Uit de medische informatie blijkt dat klager op 8 juli 2019 bij de gastro-enteroloog is geweest en dat hij op 14 oktober 2019 in het ziekenhuis bij een maag-darm-leverarts (MDL-arts) is geweest. Aan klager is met behulp van een telefonisch tolk op 26 november 2019 de uitslag diverticulose meegedeeld en verteld dat er geen sprake was van kanker. Daarbij staat vermeld dat het moeilijk was om duidelijk te maken aan klager dat hij niet geopereerd hoefde te worden. Met klager zijn ook op 30 december 2019 de uitslag en brieven van de internist besproken en uitgelegd dat er geen darmkanker is gevonden.
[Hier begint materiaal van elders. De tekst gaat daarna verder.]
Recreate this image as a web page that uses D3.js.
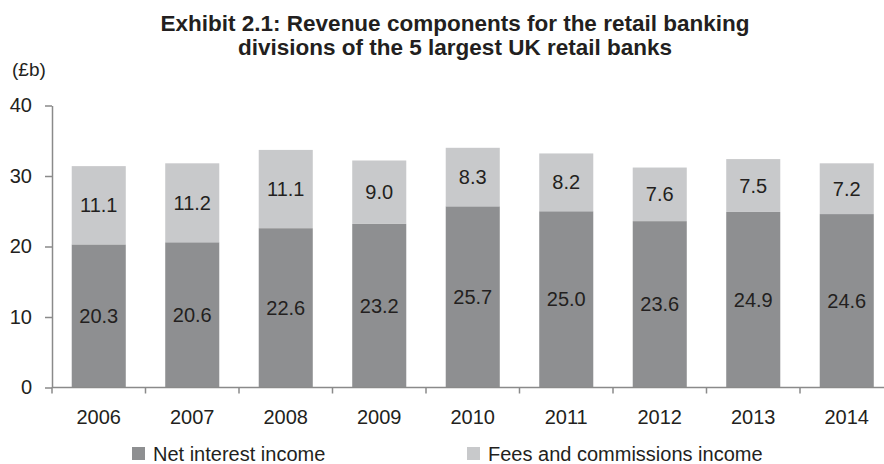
<!DOCTYPE html>
<html>
<head>
<meta charset="utf-8">
<script src="https://cdn.jsdelivr.net/npm/d3@7"></script>
<style>
  html, body { margin: 0; padding: 0; background: #fff; }
  svg { display: block; font-family: "Liberation Sans", Arial, Helvetica, sans-serif; }
</style>
</head>
<body>
<svg id="chart" width="884" height="464"></svg>
<script>
const years = ["2006", "2007", "2008", "2009", "2010", "2011", "2012", "2013", "2014"];
const netInterest = [20.3, 20.6, 22.6, 23.2, 25.7, 25.0, 23.6, 24.9, 24.6];
const feesCommissions = [11.1, 11.2, 11.1, 9.0, 8.3, 8.2, 7.6, 7.5, 7.2];
const yTicks = [0, 10, 20, 30, 40];
const seriesNames = ["Net interest income", "Fees and commissions income"];
const titleLines = [
  "Exhibit 2.1: Revenue components for the retail banking",
  "divisions of the 5 largest UK retail banks"
];
const unitLabel = "(£b)";

const colors = ["#8e8f91", "#c8c9cb"];
const textColor = "#231f20";
const axisColor = "#8a8a8a";

const svg = d3.select("#chart");

const x = d3.scaleBand().domain(years).range([52, 893.5]).paddingInner(0).paddingOuter(0);
const y = d3.scaleLinear().domain([0, 40]).range([387.5, 105.5]);
const barW = x.bandwidth() * 0.578;

// Title, two centred bold lines
svg.append("g").selectAll("text").data(titleLines).join("text")
  .attr("x", 455)
  .attr("y", (d, i) => 31 + i * 24)
  .attr("text-anchor", "middle")
  .attr("font-size", 22.5)
  .attr("font-weight", "bold")
  .attr("fill", textColor)
  .text(d => d);

// Unit label above the value axis
svg.append("text")
  .attr("x", 12).attr("y", 76)
  .attr("font-size", 19)
  .attr("fill", textColor)
  .text(unitLabel);

// Stacked bars: net interest at the bottom, fees on top
const rows = years.map((yr, i) => ({ year: yr, net: netInterest[i], fees: feesCommissions[i] }));
const stack = d3.stack().keys(["net", "fees"])(rows);

const barG = svg.append("g");
stack.forEach((layer, li) => {
  const g = barG.append("g");
  g.selectAll("rect").data(layer).join("rect")
    .attr("x", d => x(d.data.year) + (x.bandwidth() - barW) / 2)
    .attr("y", d => y(d[1]))
    .attr("width", barW)
    .attr("height", d => y(d[0]) - y(d[1]))
    .attr("fill", colors[li]);
  g.selectAll("text").data(layer).join("text")
    .attr("x", d => x(d.data.year) + x.bandwidth() / 2)
    .attr("y", d => (y(d[0]) + y(d[1])) / 2)
    .attr("dy", "0.35em")
    .attr("text-anchor", "middle")
    .attr("font-size", 20)
    .attr("fill", textColor)
    .text(d => (d[1] - d[0]).toFixed(1));
});

// Y axis
const yAxis = svg.append("g")
  .attr("transform", "translate(52,0)")
  .call(d3.axisLeft(y).tickValues(yTicks).tickSize(7).tickPadding(13).tickSizeOuter(0).tickFormat(d3.format("d")));
yAxis.select(".domain").attr("stroke", axisColor).attr("stroke-width", 1.5);
yAxis.selectAll(".tick line").attr("stroke", axisColor).attr("stroke-width", 1.5);
yAxis.selectAll(".tick text").attr("font-size", 20).attr("fill", textColor)
  .attr("font-family", "Liberation Sans, Arial, sans-serif");

// X axis with ticks at the category boundaries
const xAxisG = svg.append("g").attr("transform", `translate(0,${y(0)})`);
xAxisG.append("line")
  .attr("x1", 52).attr("x2", 893.5)
  .attr("stroke", axisColor).attr("stroke-width", 1.5);
xAxisG.selectAll("line.bound").data(years).join("line")
  .attr("class", "bound")
  .attr("x1", d => x(d)).attr("x2", d => x(d))
  .attr("y1", 0).attr("y2", 6)
  .attr("stroke", axisColor).attr("stroke-width", 1.5);
xAxisG.selectAll("text").data(years).join("text")
  .attr("x", d => x(d) + x.bandwidth() / 2)
  .attr("y", 36)
  .attr("text-anchor", "middle")
  .attr("font-size", 20)
  .attr("fill", textColor)
  .text(d => d);

// Legend
const legendX = [132, 467];
const legend = svg.append("g").selectAll("g").data(seriesNames).join("g")
  .attr("transform", (d, i) => `translate(${legendX[i]},447)`);
legend.append("rect").attr("width", 13).attr("height", 13).attr("fill", (d, i) => colors[i]);
legend.append("text")
  .attr("x", 21).attr("y", 14)
  .attr("font-size", 20)
  .attr("fill", textColor)
  .text(d => d);
</script>
</body>
</html>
Uit de mededelingen van de arts blijkt dat sprake was van een moeizame communicatie met klager. Ook het Hoofd zorg heeft in het gesprek met klager uitleg gegeven over divertikels en ontstekingen en verteld wat er in de specialistenbrief stond. Gelet op het voorgaande is de beroepscommissie van oordeel dat niet is gebleken dat de klachten van klager onvoldoende serieus zijn genomen en onvoldoende aandacht hebben gekregen, aangezien klager door specialisten is onderzocht in verband met zijn klachten. Voorts is door de inrichtingsartsen op meerdere momenten, ook met behulp van een tolk, geprobeerd aan klager uit te leggen wat de uitslag van de onderzoeken inhield. Bij klager is kennelijk onvoldoende duidelijk geworden wat de diagnose was en dat er geen noodzaak bestond voor een operatie.

Gelet op het voorgaande kan het handelen van de inrichtingsartsen niet worden aangemerkt als in strijd met de destijds geldende norm van artikel 28 van de Penitentiaire maatregel (oud). De beroepscommissie zal het beroep daarom ongegrond verklaren.

4. De uitspraak

De beroepscommissie verklaart het beroep ongegrond.

Deze uitspraak is op 16 februari 2021 gedaan door de beroepscommissie, bestaande uit mr. M.J. Stolwerk, voorzitter, drs. K.M.P.A.M. Habryka en drs. P.J.M. van Puffelen, leden, bijgestaan door mr. K. Kiela, secretaris.